Source records

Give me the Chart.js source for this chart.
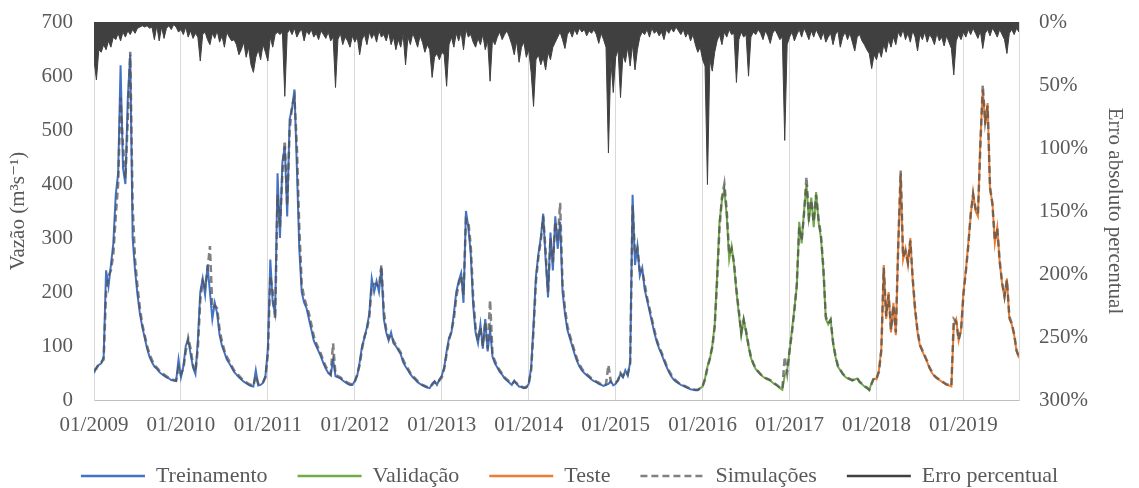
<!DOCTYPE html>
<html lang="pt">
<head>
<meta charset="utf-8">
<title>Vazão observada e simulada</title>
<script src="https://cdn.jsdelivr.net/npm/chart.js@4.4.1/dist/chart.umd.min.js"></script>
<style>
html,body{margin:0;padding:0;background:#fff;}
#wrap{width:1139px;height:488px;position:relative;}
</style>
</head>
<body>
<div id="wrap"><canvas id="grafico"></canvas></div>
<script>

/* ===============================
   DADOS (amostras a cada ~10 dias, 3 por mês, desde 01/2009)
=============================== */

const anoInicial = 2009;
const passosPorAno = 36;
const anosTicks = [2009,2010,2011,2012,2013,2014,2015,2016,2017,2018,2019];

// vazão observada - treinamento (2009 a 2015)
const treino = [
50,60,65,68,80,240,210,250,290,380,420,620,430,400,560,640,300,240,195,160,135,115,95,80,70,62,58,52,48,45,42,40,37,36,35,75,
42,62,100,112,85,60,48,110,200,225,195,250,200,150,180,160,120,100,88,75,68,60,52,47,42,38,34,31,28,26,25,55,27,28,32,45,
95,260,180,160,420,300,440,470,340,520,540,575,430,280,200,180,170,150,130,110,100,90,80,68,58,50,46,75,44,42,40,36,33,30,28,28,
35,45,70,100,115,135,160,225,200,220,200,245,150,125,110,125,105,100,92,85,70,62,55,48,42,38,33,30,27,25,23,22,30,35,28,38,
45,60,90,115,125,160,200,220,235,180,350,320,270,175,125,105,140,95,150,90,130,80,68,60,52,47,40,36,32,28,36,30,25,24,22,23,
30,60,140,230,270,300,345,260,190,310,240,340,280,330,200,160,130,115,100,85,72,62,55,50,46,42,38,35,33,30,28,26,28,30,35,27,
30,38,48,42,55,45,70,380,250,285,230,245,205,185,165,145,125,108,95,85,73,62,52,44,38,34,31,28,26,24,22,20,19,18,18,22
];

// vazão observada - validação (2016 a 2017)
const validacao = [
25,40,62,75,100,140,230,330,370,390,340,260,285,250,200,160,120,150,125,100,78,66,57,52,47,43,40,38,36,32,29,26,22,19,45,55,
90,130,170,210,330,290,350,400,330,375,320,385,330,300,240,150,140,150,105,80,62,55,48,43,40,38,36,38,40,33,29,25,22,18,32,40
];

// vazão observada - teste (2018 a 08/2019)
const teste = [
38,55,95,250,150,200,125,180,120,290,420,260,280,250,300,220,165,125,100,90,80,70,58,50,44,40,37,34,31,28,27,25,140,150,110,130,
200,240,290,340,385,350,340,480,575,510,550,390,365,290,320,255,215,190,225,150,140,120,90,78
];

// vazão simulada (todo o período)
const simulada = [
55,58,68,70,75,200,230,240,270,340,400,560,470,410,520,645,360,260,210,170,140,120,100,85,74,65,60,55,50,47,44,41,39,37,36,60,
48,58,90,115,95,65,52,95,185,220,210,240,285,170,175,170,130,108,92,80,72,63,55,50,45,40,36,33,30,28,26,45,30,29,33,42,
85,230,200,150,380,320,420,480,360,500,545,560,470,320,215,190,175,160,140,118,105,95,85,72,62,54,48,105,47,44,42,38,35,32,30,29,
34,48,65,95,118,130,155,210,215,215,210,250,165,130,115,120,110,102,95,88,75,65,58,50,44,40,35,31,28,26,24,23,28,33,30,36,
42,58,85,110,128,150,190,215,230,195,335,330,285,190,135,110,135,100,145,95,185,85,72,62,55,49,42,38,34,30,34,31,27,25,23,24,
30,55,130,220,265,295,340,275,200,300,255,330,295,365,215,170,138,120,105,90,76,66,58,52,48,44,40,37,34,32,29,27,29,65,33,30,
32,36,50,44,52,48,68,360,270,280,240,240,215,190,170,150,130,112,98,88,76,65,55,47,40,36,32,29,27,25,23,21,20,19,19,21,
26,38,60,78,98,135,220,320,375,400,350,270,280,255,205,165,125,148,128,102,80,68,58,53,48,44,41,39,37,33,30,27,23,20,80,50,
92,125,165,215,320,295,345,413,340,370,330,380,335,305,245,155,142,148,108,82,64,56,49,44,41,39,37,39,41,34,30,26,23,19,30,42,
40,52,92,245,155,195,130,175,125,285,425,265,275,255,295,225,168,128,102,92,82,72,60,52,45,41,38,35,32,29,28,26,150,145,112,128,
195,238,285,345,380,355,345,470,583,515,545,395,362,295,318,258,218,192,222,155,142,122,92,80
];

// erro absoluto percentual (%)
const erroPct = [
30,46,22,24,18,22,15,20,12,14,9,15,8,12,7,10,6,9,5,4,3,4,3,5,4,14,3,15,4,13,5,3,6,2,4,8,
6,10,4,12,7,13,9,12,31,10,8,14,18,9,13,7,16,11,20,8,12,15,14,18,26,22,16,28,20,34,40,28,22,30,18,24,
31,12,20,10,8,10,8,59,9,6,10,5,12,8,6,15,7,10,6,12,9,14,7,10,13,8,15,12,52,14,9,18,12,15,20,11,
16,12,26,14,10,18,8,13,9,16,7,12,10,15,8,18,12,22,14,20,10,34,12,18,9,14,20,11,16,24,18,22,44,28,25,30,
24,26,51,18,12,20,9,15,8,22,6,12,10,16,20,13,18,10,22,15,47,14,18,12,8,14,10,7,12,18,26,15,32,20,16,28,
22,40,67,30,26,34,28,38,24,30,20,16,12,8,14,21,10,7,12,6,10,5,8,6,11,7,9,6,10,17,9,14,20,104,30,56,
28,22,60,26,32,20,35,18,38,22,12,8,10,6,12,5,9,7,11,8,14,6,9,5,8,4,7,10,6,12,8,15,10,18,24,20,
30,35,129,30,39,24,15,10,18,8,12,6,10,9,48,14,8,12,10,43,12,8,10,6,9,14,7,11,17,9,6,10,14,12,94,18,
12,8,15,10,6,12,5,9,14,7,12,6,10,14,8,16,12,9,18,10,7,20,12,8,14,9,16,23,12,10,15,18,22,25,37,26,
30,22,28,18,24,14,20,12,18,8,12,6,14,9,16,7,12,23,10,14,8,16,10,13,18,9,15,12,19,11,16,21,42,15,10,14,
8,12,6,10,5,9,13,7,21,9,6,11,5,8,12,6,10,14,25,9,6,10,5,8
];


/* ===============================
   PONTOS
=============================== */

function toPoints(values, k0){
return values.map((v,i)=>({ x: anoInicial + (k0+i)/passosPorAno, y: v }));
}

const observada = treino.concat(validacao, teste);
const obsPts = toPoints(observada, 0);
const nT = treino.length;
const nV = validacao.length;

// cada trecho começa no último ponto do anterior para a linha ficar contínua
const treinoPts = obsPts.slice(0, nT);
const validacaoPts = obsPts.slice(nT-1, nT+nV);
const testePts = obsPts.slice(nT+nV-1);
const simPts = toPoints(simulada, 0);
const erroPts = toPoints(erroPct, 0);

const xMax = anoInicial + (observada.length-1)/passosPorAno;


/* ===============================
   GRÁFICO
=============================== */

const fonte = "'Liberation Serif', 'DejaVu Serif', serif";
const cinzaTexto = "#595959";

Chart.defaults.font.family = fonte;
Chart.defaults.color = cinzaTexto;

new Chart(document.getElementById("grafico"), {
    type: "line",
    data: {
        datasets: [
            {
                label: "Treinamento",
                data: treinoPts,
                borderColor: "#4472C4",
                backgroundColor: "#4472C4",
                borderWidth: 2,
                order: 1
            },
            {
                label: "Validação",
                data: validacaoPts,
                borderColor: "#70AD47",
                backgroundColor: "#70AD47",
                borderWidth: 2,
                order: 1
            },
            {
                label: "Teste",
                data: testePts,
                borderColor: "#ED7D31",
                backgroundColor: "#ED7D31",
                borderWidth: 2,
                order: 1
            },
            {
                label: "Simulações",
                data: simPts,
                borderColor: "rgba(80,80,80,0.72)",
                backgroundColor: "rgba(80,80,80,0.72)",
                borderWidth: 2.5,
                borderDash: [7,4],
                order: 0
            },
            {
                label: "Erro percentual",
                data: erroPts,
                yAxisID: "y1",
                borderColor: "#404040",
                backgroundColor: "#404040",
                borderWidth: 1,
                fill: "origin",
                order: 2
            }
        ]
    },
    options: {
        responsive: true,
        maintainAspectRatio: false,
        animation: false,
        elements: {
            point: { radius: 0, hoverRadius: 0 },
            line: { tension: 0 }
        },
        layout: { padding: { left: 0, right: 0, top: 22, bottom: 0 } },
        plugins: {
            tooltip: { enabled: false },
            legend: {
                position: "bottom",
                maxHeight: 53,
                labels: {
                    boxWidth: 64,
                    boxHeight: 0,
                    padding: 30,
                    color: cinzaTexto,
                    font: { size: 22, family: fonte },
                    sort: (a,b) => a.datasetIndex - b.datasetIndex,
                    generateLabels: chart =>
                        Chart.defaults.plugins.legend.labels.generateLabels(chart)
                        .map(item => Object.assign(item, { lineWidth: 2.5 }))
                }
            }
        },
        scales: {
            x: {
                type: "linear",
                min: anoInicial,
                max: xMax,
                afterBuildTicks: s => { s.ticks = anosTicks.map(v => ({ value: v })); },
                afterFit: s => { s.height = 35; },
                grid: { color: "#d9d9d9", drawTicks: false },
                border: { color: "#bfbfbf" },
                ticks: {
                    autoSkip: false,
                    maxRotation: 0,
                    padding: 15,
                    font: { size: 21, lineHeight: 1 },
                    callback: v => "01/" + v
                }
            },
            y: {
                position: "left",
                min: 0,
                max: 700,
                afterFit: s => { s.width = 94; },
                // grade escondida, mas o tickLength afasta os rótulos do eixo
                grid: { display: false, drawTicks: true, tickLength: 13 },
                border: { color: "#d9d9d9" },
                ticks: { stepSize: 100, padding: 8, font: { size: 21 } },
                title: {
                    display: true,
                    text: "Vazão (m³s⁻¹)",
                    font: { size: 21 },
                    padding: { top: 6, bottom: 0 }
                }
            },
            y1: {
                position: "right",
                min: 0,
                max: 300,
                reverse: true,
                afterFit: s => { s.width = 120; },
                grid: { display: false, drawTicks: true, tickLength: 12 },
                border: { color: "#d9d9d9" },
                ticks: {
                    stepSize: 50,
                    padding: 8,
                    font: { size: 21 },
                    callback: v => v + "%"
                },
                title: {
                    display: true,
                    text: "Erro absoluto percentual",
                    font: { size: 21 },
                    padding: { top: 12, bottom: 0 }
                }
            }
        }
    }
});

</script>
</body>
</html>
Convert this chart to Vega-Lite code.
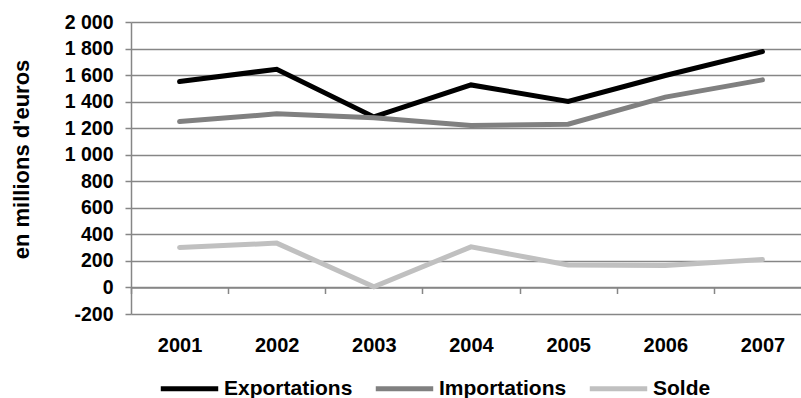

PROBLEM DETAILS:
For the listing above, give the number of lines in which the string "this" occurs, and nothing else.

EXPECTED OUTPUT:
2